## begin

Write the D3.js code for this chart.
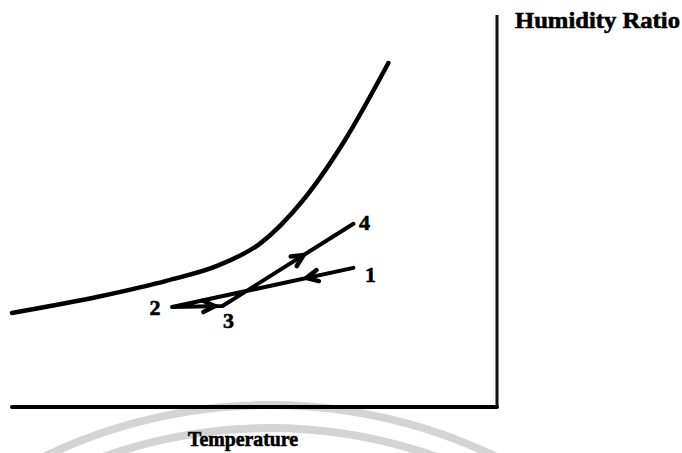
<!DOCTYPE html>
<html>
<head>
<meta charset="utf-8">
<script src="https://cdn.jsdelivr.net/npm/d3@7/dist/d3.min.js"></script>
<style>
  html, body { margin: 0; padding: 0; background: #fff; }
  svg { display: block; }
  text { font-family: "Liberation Serif", "Times New Roman", serif; font-weight: bold; fill: #000; }
</style>
</head>
<body>
<svg id="chart" width="682" height="453"></svg>
<script>
// Saturation curve (temperature, humidity ratio) – arbitrary units
const satT = [0, 9.1, 16.0, 21.4, 25.6, 30.0, 34.3, 38.8];
const satW = [9.6, 11.3, 12.9, 14.5, 16.7, 21.1, 27.2, 35.1];

// Process state points 1 -> 2 -> 3 -> 4
const stateLabels = ["1", "2", "3", "4"];
const stateT = [35.2, 16.5, 21.7, 35.2];
const stateW = [14.2, 10.2, 10.3, 18.7];

// Fraction along each process segment where the arrow head sits
const arrowPos = [0.26, 0.85, 0.62];

const xTitle = "Temperature";
const yTitle = "Humidity Ratio";

const svg = d3.select("#chart");
const x = d3.scaleLinear().domain([0, 50]).range([12, 497]);
const y = d3.scaleLinear().domain([0, 40]).range([407, 15]);

// faint watermark arcs below the axis
const wm = svg.append("g");
[520, 497].forEach(r => {
  wm.append("path")
    .attr("transform", "translate(270,925)")
    .attr("d", d3.arc()({innerRadius: r - 4, outerRadius: r + 4, startAngle: -0.6, endAngle: 0.6}))
    .attr("fill", "#d4d4d4");
});

// axes (no ticks)
svg.append("line")
  .attr("x1", x(0)).attr("x2", x(50)).attr("y1", y(0)).attr("y2", y(0))
  .attr("stroke", "#000").attr("stroke-width", 4).attr("stroke-linecap", "round");
svg.append("line")
  .attr("x1", x(50)).attr("x2", x(50)).attr("y1", y(0)).attr("y2", y(40))
  .attr("stroke", "#111").attr("stroke-width", 3);

// saturation curve
const satData = satT.map((t, i) => [t, satW[i]]);
svg.append("path")
  .datum(satData)
  .attr("fill", "none").attr("stroke", "#000").attr("stroke-width", 4.5)
  .attr("stroke-linecap", "round")
  .attr("d", d3.line().x(d => x(d[0])).y(d => y(d[1])).curve(d3.curveMonotoneX));

// process lines
const pts = stateT.map((t, i) => ({ t, w: stateW[i], label: stateLabels[i] }));
svg.append("path")
  .datum(pts)
  .attr("fill", "none").attr("stroke", "#000").attr("stroke-width", 4)
  .attr("stroke-linecap", "round").attr("stroke-linejoin", "round")
  .attr("d", d3.line().x(d => x(d.t)).y(d => y(d.w)));

// arrow heads (chevrons)
for (let i = 0; i < pts.length - 1; i++) {
  const a = pts[i], b = pts[i + 1];
  const ax = x(a.t), ay = y(a.w), bx = x(b.t), by = y(b.w);
  const f = arrowPos[i];
  const tx = ax + (bx - ax) * f, ty = ay + (by - ay) * f;
  const ang = Math.atan2(by - ay, bx - ax);
  const L = 13, spread = 0.45;
  const p1 = [tx - L * Math.cos(ang - spread), ty - L * Math.sin(ang - spread)];
  const p2 = [tx - L * Math.cos(ang + spread), ty - L * Math.sin(ang + spread)];
  svg.append("path")
    .attr("d", `M${p1[0]},${p1[1]}L${tx},${ty}L${p2[0]},${p2[1]}`)
    .attr("fill", "none").attr("stroke", "#000").attr("stroke-width", 4.5)
    .attr("stroke-linecap", "round").attr("stroke-linejoin", "miter");
}

// state labels
const labelOff = { "1": [17, 14], "2": [-17, 8], "3": [6, 22], "4": [11, 6] };
svg.selectAll("text.state")
  .data(pts).enter().append("text")
  .attr("class", "state")
  .attr("x", d => x(d.t) + labelOff[d.label][0])
  .attr("y", d => y(d.w) + labelOff[d.label][1])
  .attr("text-anchor", "middle")
  .attr("font-size", 22)
  .attr("stroke", "#000").attr("stroke-width", 0.6)
  .text(d => d.label);

// axis titles
svg.append("text")
  .attr("x", 515).attr("y", 28)
  .attr("font-size", 24)
  .attr("stroke", "#000").attr("stroke-width", 0.6)
  .attr("textLength", 165).attr("lengthAdjust", "spacingAndGlyphs")
  .text(yTitle);
svg.append("text")
  .attr("x", 188).attr("y", 446)
  .attr("font-size", 21)
  .attr("stroke", "#000").attr("stroke-width", 0.6)
  .attr("textLength", 110).attr("lengthAdjust", "spacingAndGlyphs")
  .text(xTitle);
</script>
</body>
</html>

## end

- _EXERCISE AIM_:
All of the lines above should be printed exactly, minus the pictures.

- _THE REPLY_:
Write the D3.js code for this chart.
<!DOCTYPE html>
<html>
<head>
<meta charset="utf-8">
<script src="https://cdn.jsdelivr.net/npm/d3@7/dist/d3.min.js"></script>
<style>
  html, body { margin: 0; padding: 0; background: #fff; }
  svg { display: block; }
  text { font-family: "Liberation Serif", "Times New Roman", serif; font-weight: bold; fill: #000; }
</style>
</head>
<body>
<svg id="chart" width="682" height="453"></svg>
<script>
// Saturation curve (temperature, humidity ratio) – arbitrary units
const satT = [0, 9.1, 16.0, 21.4, 25.6, 30.0, 34.3, 38.8];
const satW = [9.6, 11.3, 12.9, 14.5, 16.7, 21.1, 27.2, 35.1];

// Process state points 1 -> 2 -> 3 -> 4
const stateLabels = ["1", "2", "3", "4"];
const stateT = [35.2, 16.5, 21.7, 35.2];
const stateW = [14.2, 10.2, 10.3, 18.7];

// Fraction along each process segment where the arrow head sits
const arrowPos = [0.26, 0.85, 0.62];

const xTitle = "Temperature";
const yTitle = "Humidity Ratio";

const svg = d3.select("#chart");
const x = d3.scaleLinear().domain([0, 50]).range([12, 497]);
const y = d3.scaleLinear().domain([0, 40]).range([407, 15]);

// faint watermark arcs below the axis
const wm = svg.append("g");
[520, 497].forEach(r => {
  wm.append("path")
    .attr("transform", "translate(270,925)")
    .attr("d", d3.arc()({innerRadius: r - 4, outerRadius: r + 4, startAngle: -0.6, endAngle: 0.6}))
    .attr("fill", "#d4d4d4");
});

// axes (no ticks)
svg.append("line")
  .attr("x1", x(0)).attr("x2", x(50)).attr("y1", y(0)).attr("y2", y(0))
  .attr("stroke", "#000").attr("stroke-width", 4).attr("stroke-linecap", "round");
svg.append("line")
  .attr("x1", x(50)).attr("x2", x(50)).attr("y1", y(0)).attr("y2", y(40))
  .attr("stroke", "#111").attr("stroke-width", 3);

// saturation curve
const satData = satT.map((t, i) => [t, satW[i]]);
svg.append("path")
  .datum(satData)
  .attr("fill", "none").attr("stroke", "#000").attr("stroke-width", 4.5)
  .attr("stroke-linecap", "round")
  .attr("d", d3.line().x(d => x(d[0])).y(d => y(d[1])).curve(d3.curveMonotoneX));

// process lines
const pts = stateT.map((t, i) => ({ t, w: stateW[i], label: stateLabels[i] }));
svg.append("path")
  .datum(pts)
  .attr("fill", "none").attr("stroke", "#000").attr("stroke-width", 4)
  .attr("stroke-linecap", "round").attr("stroke-linejoin", "round")
  .attr("d", d3.line().x(d => x(d.t)).y(d => y(d.w)));

// arrow heads (chevrons)
for (let i = 0; i < pts.length - 1; i++) {
  const a = pts[i], b = pts[i + 1];
  const ax = x(a.t), ay = y(a.w), bx = x(b.t), by = y(b.w);
  const f = arrowPos[i];
  const tx = ax + (bx - ax) * f, ty = ay + (by - ay) * f;
  const ang = Math.atan2(by - ay, bx - ax);
  const L = 13, spread = 0.45;
  const p1 = [tx - L * Math.cos(ang - spread), ty - L * Math.sin(ang - spread)];
  const p2 = [tx - L * Math.cos(ang + spread), ty - L * Math.sin(ang + spread)];
  svg.append("path")
    .attr("d", `M${p1[0]},${p1[1]}L${tx},${ty}L${p2[0]},${p2[1]}`)
    .attr("fill", "none").attr("stroke", "#000").attr("stroke-width", 4.5)
    .attr("stroke-linecap", "round").attr("stroke-linejoin", "miter");
}

// state labels
const labelOff = { "1": [17, 14], "2": [-17, 8], "3": [6, 22], "4": [11, 6] };
svg.selectAll("text.state")
  .data(pts).enter().append("text")
  .attr("class", "state")
  .attr("x", d => x(d.t) + labelOff[d.label][0])
  .attr("y", d => y(d.w) + labelOff[d.label][1])
  .attr("text-anchor", "middle")
  .attr("font-size", 22)
  .attr("stroke", "#000").attr("stroke-width", 0.6)
  .text(d => d.label);

// axis titles
svg.append("text")
  .attr("x", 515).attr("y", 28)
  .attr("font-size", 24)
  .attr("stroke", "#000").attr("stroke-width", 0.6)
  .attr("textLength", 165).attr("lengthAdjust", "spacingAndGlyphs")
  .text(yTitle);
svg.append("text")
  .attr("x", 188).attr("y", 446)
  .attr("font-size", 21)
  .attr("stroke", "#000").attr("stroke-width", 0.6)
  .attr("textLength", 110).attr("lengthAdjust", "spacingAndGlyphs")
  .text(xTitle);
</script>
</body>
</html>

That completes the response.